• Direction: With the images removed, repeat the data below exactly.

• Recorded data:

'''

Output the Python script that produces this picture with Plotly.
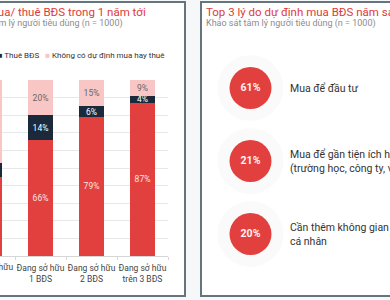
import plotly.graph_objects as go

# ---------------- data ----------------
categories = ["Chưa sở hữu<br>BĐS", "Đang sở hữu<br>1 BĐS", "Đang sở hữu<br>2 BĐS", "Đang sở hữu<br>trên 3 BĐS"]
series_names = ["Mua BĐS", "Thuê BĐS", "Không có dự định mua hay thuê"]
buy_values = [45, 66, 79, 87]
rent_values = [8, 14, 6, 4]
none_values = [47, 20, 15, 9]

reasons = ["Mua để đầu tư",
           "Mua để gần tiện ích hơn<br>(trường học, công ty, vui chơi)",
           "Cần thêm không gian<br>cá nhân"]
reason_values = [61, 21, 20]

left_title = "Dự định mua/ thuê BĐS trong 1 năm tới"
right_title = "Top 3 lý do dự định mua BĐS năm sau"
subtitle = "Khảo sát tâm lý người tiêu dùng (n = 1000)"

# ---------------- style ----------------
W, H = 390, 300
RED = "#e2403e"
NAVY = "#1b2a3a"
PINK = "#f9c6c6"
FONT = "Roboto"
colors = [RED, NAVY, PINK]
text_colors = ["#fde3e3", "#ffffff", "#666666"]

PLOT_RIGHT_PX = 168          # right edge of bar plot area
BAND_PX = 51                 # width of one category band
X_RANGE = [len(categories) - 0.5 - PLOT_RIGHT_PX / BAND_PX, len(categories) - 0.5]

def px(x):
    return x / W

def py(y):
    return 1 - y / H

fig = go.Figure()

for name, vals, col, tcol in zip(series_names, [buy_values, rent_values, none_values], colors, text_colors):
    fig.add_trace(go.Bar(
        x=categories, y=vals, name=name, marker=dict(color=col, line=dict(width=0)),
        text=[f"{v}%" for v in vals], textposition="inside", insidetextanchor="middle",
        textangle=0, constraintext="none", textfont=dict(family=FONT, size=8.5, color=tcol),
        showlegend=False, xaxis="x", yaxis="y", cliponaxis=True,
    ))

# circles for reasons
ranks = list(range(len(reasons)))
fig.add_trace(go.Scatter(
    x=[0] * len(ranks), y=ranks, mode="markers",
    marker=dict(size=66, color="rgba(190,190,190,0.07)", line=dict(width=0)),
    hoverinfo="skip", showlegend=False, xaxis="x2", yaxis="y2",
))
fig.add_trace(go.Scatter(
    x=[0] * len(ranks), y=ranks, mode="markers+text",
    marker=dict(size=42, color=RED, line=dict(width=0)),
    text=[f"<b>{v}%</b>" for v in reason_values], textposition="middle center",
    textfont=dict(family=FONT, size=10.5, color="#fff2f2"),
    showlegend=False, xaxis="x2", yaxis="y2",
))

annotations = []
for r, txt in zip(ranks, reasons):
    annotations.append(dict(
        x=37.5, y=r, xref="x2", yref="y2", text=txt, showarrow=False,
        xanchor="left", yanchor="middle", align="left",
        font=dict(family=FONT, size=10.5, color="#333333"),
    ))

# titles
annotations += [
    dict(x=px(148), y=py(12), xref="paper", yref="paper", text=left_title, showarrow=False,
         xanchor="right", yanchor="middle", font=dict(family=FONT, size=11.5, color="#e03a3a")),
    dict(x=px(125), y=py(24), xref="paper", yref="paper", text=subtitle, showarrow=False,
         xanchor="right", yanchor="middle", font=dict(family=FONT, size=9, color="#8c8c8c")),
    dict(x=px(204), y=py(12), xref="paper", yref="paper", text=right_title, showarrow=False,
         xanchor="left", yanchor="middle", font=dict(family=FONT, size=11.5, color="#e03a3a")),
    dict(x=px(204), y=py(24), xref="paper", yref="paper", text=subtitle, showarrow=False,
         xanchor="left", yanchor="middle", font=dict(family=FONT, size=9, color="#8c8c8c")),
]

# legend built as text
legend_txt = "   ".join(f"<span style='color:{c}'>■</span> {n}" for n, c in zip(series_names, colors))
annotations.append(dict(x=px(167), y=py(55), xref="paper", yref="paper", text=legend_txt,
                        showarrow=False, xanchor="right", yanchor="middle",
                        font=dict(family=FONT, size=8, color="#333333")))

# first category label (its tick lies just outside the visible axis range)
first_px = (0 - X_RANGE[0]) * BAND_PX
annotations.append(dict(x=px(first_px), y=py(260), xref="paper", yref="paper", text=categories[0],
                        showarrow=False, xanchor="center", yanchor="top",
                        font=dict(family=FONT, size=8.5, color="#444444")))

shapes = [
    dict(type="rect", xref="paper", yref="paper", x0=px(-10), x1=px(185), y0=py(296), y1=py(2),
         fillcolor="white", line=dict(color="#66747d", width=2), layer="below"),
    dict(type="rect", xref="paper", yref="paper", x0=px(201), x1=px(420), y0=py(296), y1=py(2),
         fillcolor="white", line=dict(color="#66747d", width=2), layer="below"),
]

fig.update_layout(
    width=W, height=H, margin=dict(l=0, r=0, t=0, b=0, autoexpand=False),
    paper_bgcolor="#f6f7f8", plot_bgcolor="rgba(0,0,0,0)",
    barmode="stack", bargap=0.51,
    font=dict(family=FONT),
    xaxis=dict(domain=[0, px(PLOT_RIGHT_PX)], range=X_RANGE, showgrid=False,
               showline=True, linecolor="#d6d6d6", linewidth=1, tickangle=0,
               ticks="outside", tickson="boundaries", ticklen=3, tickcolor="#d6d6d6",
               ticklabelstandoff=4,
               tickfont=dict(family=FONT, size=8.5, color="#444444"), fixedrange=True),
    yaxis=dict(domain=[py(256), py(80)], range=[0, 100], dtick=10, showticklabels=False,
               gridcolor="#e8e8e8", gridwidth=1, zeroline=False, fixedrange=True),
    xaxis2=dict(domain=[px(201), 1], range=[-49.5, 139.5], visible=False, fixedrange=True),
    yaxis2=dict(domain=[0, 1], range=[(300 - 88) / 73, -88 / 73], visible=False, fixedrange=True),
    annotations=annotations, shapes=shapes, showlegend=False,
)

fig.write_html("out.html")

'''

• Right answer:
Output the Python script that produces this picture with Plotly.
import plotly.graph_objects as go

# ---------------- data ----------------
categories = ["Chưa sở hữu<br>BĐS", "Đang sở hữu<br>1 BĐS", "Đang sở hữu<br>2 BĐS", "Đang sở hữu<br>trên 3 BĐS"]
series_names = ["Mua BĐS", "Thuê BĐS", "Không có dự định mua hay thuê"]
buy_values = [45, 66, 79, 87]
rent_values = [8, 14, 6, 4]
none_values = [47, 20, 15, 9]

reasons = ["Mua để đầu tư",
           "Mua để gần tiện ích hơn<br>(trường học, công ty, vui chơi)",
           "Cần thêm không gian<br>cá nhân"]
reason_values = [61, 21, 20]

left_title = "Dự định mua/ thuê BĐS trong 1 năm tới"
right_title = "Top 3 lý do dự định mua BĐS năm sau"
subtitle = "Khảo sát tâm lý người tiêu dùng (n = 1000)"

# ---------------- style ----------------
W, H = 390, 300
RED = "#e2403e"
NAVY = "#1b2a3a"
PINK = "#f9c6c6"
FONT = "Roboto"
colors = [RED, NAVY, PINK]
text_colors = ["#fde3e3", "#ffffff", "#666666"]

PLOT_RIGHT_PX = 168          # right edge of bar plot area
BAND_PX = 51                 # width of one category band
X_RANGE = [len(categories) - 0.5 - PLOT_RIGHT_PX / BAND_PX, len(categories) - 0.5]

def px(x):
    return x / W

def py(y):
    return 1 - y / H

fig = go.Figure()

for name, vals, col, tcol in zip(series_names, [buy_values, rent_values, none_values], colors, text_colors):
    fig.add_trace(go.Bar(
        x=categories, y=vals, name=name, marker=dict(color=col, line=dict(width=0)),
        text=[f"{v}%" for v in vals], textposition="inside", insidetextanchor="middle",
        textangle=0, constraintext="none", textfont=dict(family=FONT, size=8.5, color=tcol),
        showlegend=False, xaxis="x", yaxis="y", cliponaxis=True,
    ))

# circles for reasons
ranks = list(range(len(reasons)))
fig.add_trace(go.Scatter(
    x=[0] * len(ranks), y=ranks, mode="markers",
    marker=dict(size=66, color="rgba(190,190,190,0.07)", line=dict(width=0)),
    hoverinfo="skip", showlegend=False, xaxis="x2", yaxis="y2",
))
fig.add_trace(go.Scatter(
    x=[0] * len(ranks), y=ranks, mode="markers+text",
    marker=dict(size=42, color=RED, line=dict(width=0)),
    text=[f"<b>{v}%</b>" for v in reason_values], textposition="middle center",
    textfont=dict(family=FONT, size=10.5, color="#fff2f2"),
    showlegend=False, xaxis="x2", yaxis="y2",
))

annotations = []
for r, txt in zip(ranks, reasons):
    annotations.append(dict(
        x=37.5, y=r, xref="x2", yref="y2", text=txt, showarrow=False,
        xanchor="left", yanchor="middle", align="left",
        font=dict(family=FONT, size=10.5, color="#333333"),
    ))

# titles
annotations += [
    dict(x=px(148), y=py(12), xref="paper", yref="paper", text=left_title, showarrow=False,
         xanchor="right", yanchor="middle", font=dict(family=FONT, size=11.5, color="#e03a3a")),
    dict(x=px(125), y=py(24), xref="paper", yref="paper", text=subtitle, showarrow=False,
         xanchor="right", yanchor="middle", font=dict(family=FONT, size=9, color="#8c8c8c")),
    dict(x=px(204), y=py(12), xref="paper", yref="paper", text=right_title, showarrow=False,
         xanchor="left", yanchor="middle", font=dict(family=FONT, size=11.5, color="#e03a3a")),
    dict(x=px(204), y=py(24), xref="paper", yref="paper", text=subtitle, showarrow=False,
         xanchor="left", yanchor="middle", font=dict(family=FONT, size=9, color="#8c8c8c")),
]

# legend built as text
legend_txt = "   ".join(f"<span style='color:{c}'>■</span> {n}" for n, c in zip(series_names, colors))
annotations.append(dict(x=px(167), y=py(55), xref="paper", yref="paper", text=legend_txt,
                        showarrow=False, xanchor="right", yanchor="middle",
                        font=dict(family=FONT, size=8, color="#333333")))

# first category label (its tick lies just outside the visible axis range)
first_px = (0 - X_RANGE[0]) * BAND_PX
annotations.append(dict(x=px(first_px), y=py(260), xref="paper", yref="paper", text=categories[0],
                        showarrow=False, xanchor="center", yanchor="top",
                        font=dict(family=FONT, size=8.5, color="#444444")))

shapes = [
    dict(type="rect", xref="paper", yref="paper", x0=px(-10), x1=px(185), y0=py(296), y1=py(2),
         fillcolor="white", line=dict(color="#66747d", width=2), layer="below"),
    dict(type="rect", xref="paper", yref="paper", x0=px(201), x1=px(420), y0=py(296), y1=py(2),
         fillcolor="white", line=dict(color="#66747d", width=2), layer="below"),
]

fig.update_layout(
    width=W, height=H, margin=dict(l=0, r=0, t=0, b=0, autoexpand=False),
    paper_bgcolor="#f6f7f8", plot_bgcolor="rgba(0,0,0,0)",
    barmode="stack", bargap=0.51,
    font=dict(family=FONT),
    xaxis=dict(domain=[0, px(PLOT_RIGHT_PX)], range=X_RANGE, showgrid=False,
               showline=True, linecolor="#d6d6d6", linewidth=1, tickangle=0,
               ticks="outside", tickson="boundaries", ticklen=3, tickcolor="#d6d6d6",
               ticklabelstandoff=4,
               tickfont=dict(family=FONT, size=8.5, color="#444444"), fixedrange=True),
    yaxis=dict(domain=[py(256), py(80)], range=[0, 100], dtick=10, showticklabels=False,
               gridcolor="#e8e8e8", gridwidth=1, zeroline=False, fixedrange=True),
    xaxis2=dict(domain=[px(201), 1], range=[-49.5, 139.5], visible=False, fixedrange=True),
    yaxis2=dict(domain=[0, 1], range=[(300 - 88) / 73, -88 / 73], visible=False, fixedrange=True),
    annotations=annotations, shapes=shapes, showlegend=False,
)

fig.write_html("out.html")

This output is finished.